WORK INSTRUCTIONS: Set down each line of the material that follows, exactly, with no pictures.

Figure scripts

==*==

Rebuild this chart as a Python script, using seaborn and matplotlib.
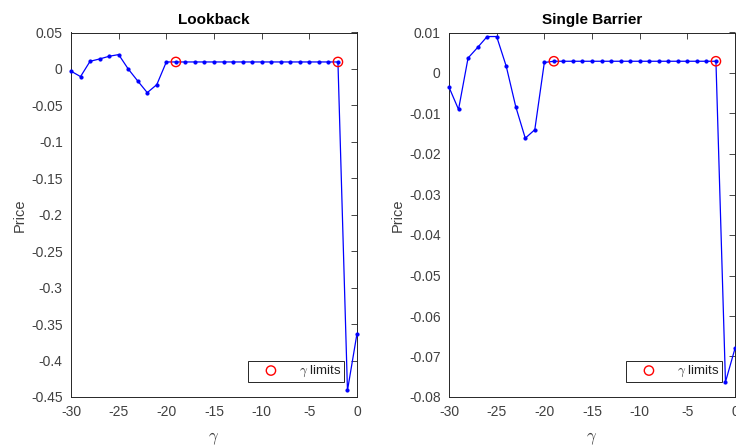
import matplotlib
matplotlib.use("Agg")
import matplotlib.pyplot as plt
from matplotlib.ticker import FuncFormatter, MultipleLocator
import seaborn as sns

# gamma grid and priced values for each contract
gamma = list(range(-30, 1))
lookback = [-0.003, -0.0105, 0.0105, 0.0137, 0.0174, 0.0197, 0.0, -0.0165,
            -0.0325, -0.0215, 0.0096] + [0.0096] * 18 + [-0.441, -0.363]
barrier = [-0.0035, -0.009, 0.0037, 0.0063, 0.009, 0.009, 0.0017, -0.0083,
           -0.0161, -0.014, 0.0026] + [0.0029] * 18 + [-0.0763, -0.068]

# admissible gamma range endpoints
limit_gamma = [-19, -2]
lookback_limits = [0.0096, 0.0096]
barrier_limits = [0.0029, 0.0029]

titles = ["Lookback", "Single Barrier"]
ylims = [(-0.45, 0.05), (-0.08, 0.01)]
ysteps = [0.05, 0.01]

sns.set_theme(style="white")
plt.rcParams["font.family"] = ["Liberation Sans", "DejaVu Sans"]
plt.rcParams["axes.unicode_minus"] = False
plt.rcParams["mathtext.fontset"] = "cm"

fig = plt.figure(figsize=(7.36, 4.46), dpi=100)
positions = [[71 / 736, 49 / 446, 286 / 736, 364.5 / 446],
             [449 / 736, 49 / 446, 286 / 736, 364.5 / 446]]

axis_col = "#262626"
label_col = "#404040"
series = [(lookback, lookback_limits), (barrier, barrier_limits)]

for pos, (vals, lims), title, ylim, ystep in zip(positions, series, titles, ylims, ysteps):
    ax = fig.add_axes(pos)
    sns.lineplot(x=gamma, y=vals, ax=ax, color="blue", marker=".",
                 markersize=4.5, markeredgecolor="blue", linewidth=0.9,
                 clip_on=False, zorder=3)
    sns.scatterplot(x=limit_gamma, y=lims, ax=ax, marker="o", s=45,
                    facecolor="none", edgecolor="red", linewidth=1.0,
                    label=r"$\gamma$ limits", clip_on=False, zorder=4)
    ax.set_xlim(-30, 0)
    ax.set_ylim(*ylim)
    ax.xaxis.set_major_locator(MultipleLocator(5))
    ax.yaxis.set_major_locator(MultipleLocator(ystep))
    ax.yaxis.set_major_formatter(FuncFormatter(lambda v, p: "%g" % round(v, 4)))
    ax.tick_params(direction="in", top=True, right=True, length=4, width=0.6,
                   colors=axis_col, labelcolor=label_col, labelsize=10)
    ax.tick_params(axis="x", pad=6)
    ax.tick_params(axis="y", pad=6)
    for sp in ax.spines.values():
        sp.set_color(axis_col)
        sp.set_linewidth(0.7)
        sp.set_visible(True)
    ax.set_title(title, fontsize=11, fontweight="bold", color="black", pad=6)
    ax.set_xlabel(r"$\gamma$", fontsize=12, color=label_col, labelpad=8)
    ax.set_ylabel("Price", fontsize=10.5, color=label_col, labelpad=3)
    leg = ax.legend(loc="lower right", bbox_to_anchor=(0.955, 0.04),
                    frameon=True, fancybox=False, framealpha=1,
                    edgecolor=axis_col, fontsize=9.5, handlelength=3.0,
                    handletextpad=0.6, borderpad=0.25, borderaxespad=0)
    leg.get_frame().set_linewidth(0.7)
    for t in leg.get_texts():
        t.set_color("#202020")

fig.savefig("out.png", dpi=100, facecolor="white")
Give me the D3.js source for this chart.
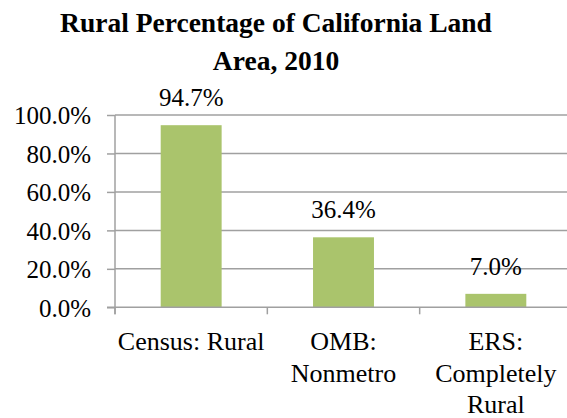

==*==

ANSWER TO THIS PROBLEM:
Rebuild this chart as a Python script, using seaborn and matplotlib.
import matplotlib
matplotlib.use("Agg")
import matplotlib.pyplot as plt
from matplotlib.ticker import FuncFormatter, MultipleLocator
import seaborn as sns

# gamma grid and priced values for each contract
gamma = list(range(-30, 1))
lookback = [-0.003, -0.0105, 0.0105, 0.0137, 0.0174, 0.0197, 0.0, -0.0165,
            -0.0325, -0.0215, 0.0096] + [0.0096] * 18 + [-0.441, -0.363]
barrier = [-0.0035, -0.009, 0.0037, 0.0063, 0.009, 0.009, 0.0017, -0.0083,
           -0.0161, -0.014, 0.0026] + [0.0029] * 18 + [-0.0763, -0.068]

# admissible gamma range endpoints
limit_gamma = [-19, -2]
lookback_limits = [0.0096, 0.0096]
barrier_limits = [0.0029, 0.0029]

titles = ["Lookback", "Single Barrier"]
ylims = [(-0.45, 0.05), (-0.08, 0.01)]
ysteps = [0.05, 0.01]

sns.set_theme(style="white")
plt.rcParams["font.family"] = ["Liberation Sans", "DejaVu Sans"]
plt.rcParams["axes.unicode_minus"] = False
plt.rcParams["mathtext.fontset"] = "cm"

fig = plt.figure(figsize=(7.36, 4.46), dpi=100)
positions = [[71 / 736, 49 / 446, 286 / 736, 364.5 / 446],
             [449 / 736, 49 / 446, 286 / 736, 364.5 / 446]]

axis_col = "#262626"
label_col = "#404040"
series = [(lookback, lookback_limits), (barrier, barrier_limits)]

for pos, (vals, lims), title, ylim, ystep in zip(positions, series, titles, ylims, ysteps):
    ax = fig.add_axes(pos)
    sns.lineplot(x=gamma, y=vals, ax=ax, color="blue", marker=".",
                 markersize=4.5, markeredgecolor="blue", linewidth=0.9,
                 clip_on=False, zorder=3)
    sns.scatterplot(x=limit_gamma, y=lims, ax=ax, marker="o", s=45,
                    facecolor="none", edgecolor="red", linewidth=1.0,
                    label=r"$\gamma$ limits", clip_on=False, zorder=4)
    ax.set_xlim(-30, 0)
    ax.set_ylim(*ylim)
    ax.xaxis.set_major_locator(MultipleLocator(5))
    ax.yaxis.set_major_locator(MultipleLocator(ystep))
    ax.yaxis.set_major_formatter(FuncFormatter(lambda v, p: "%g" % round(v, 4)))
    ax.tick_params(direction="in", top=True, right=True, length=4, width=0.6,
                   colors=axis_col, labelcolor=label_col, labelsize=10)
    ax.tick_params(axis="x", pad=6)
    ax.tick_params(axis="y", pad=6)
    for sp in ax.spines.values():
        sp.set_color(axis_col)
        sp.set_linewidth(0.7)
        sp.set_visible(True)
    ax.set_title(title, fontsize=11, fontweight="bold", color="black", pad=6)
    ax.set_xlabel(r"$\gamma$", fontsize=12, color=label_col, labelpad=8)
    ax.set_ylabel("Price", fontsize=10.5, color=label_col, labelpad=3)
    leg = ax.legend(loc="lower right", bbox_to_anchor=(0.955, 0.04),
                    frameon=True, fancybox=False, framealpha=1,
                    edgecolor=axis_col, fontsize=9.5, handlelength=3.0,
                    handletextpad=0.6, borderpad=0.25, borderaxespad=0)
    leg.get_frame().set_linewidth(0.7)
    for t in leg.get_texts():
        t.set_color("#202020")

fig.savefig("out.png", dpi=100, facecolor="white")
Give me the D3.js source for this chart.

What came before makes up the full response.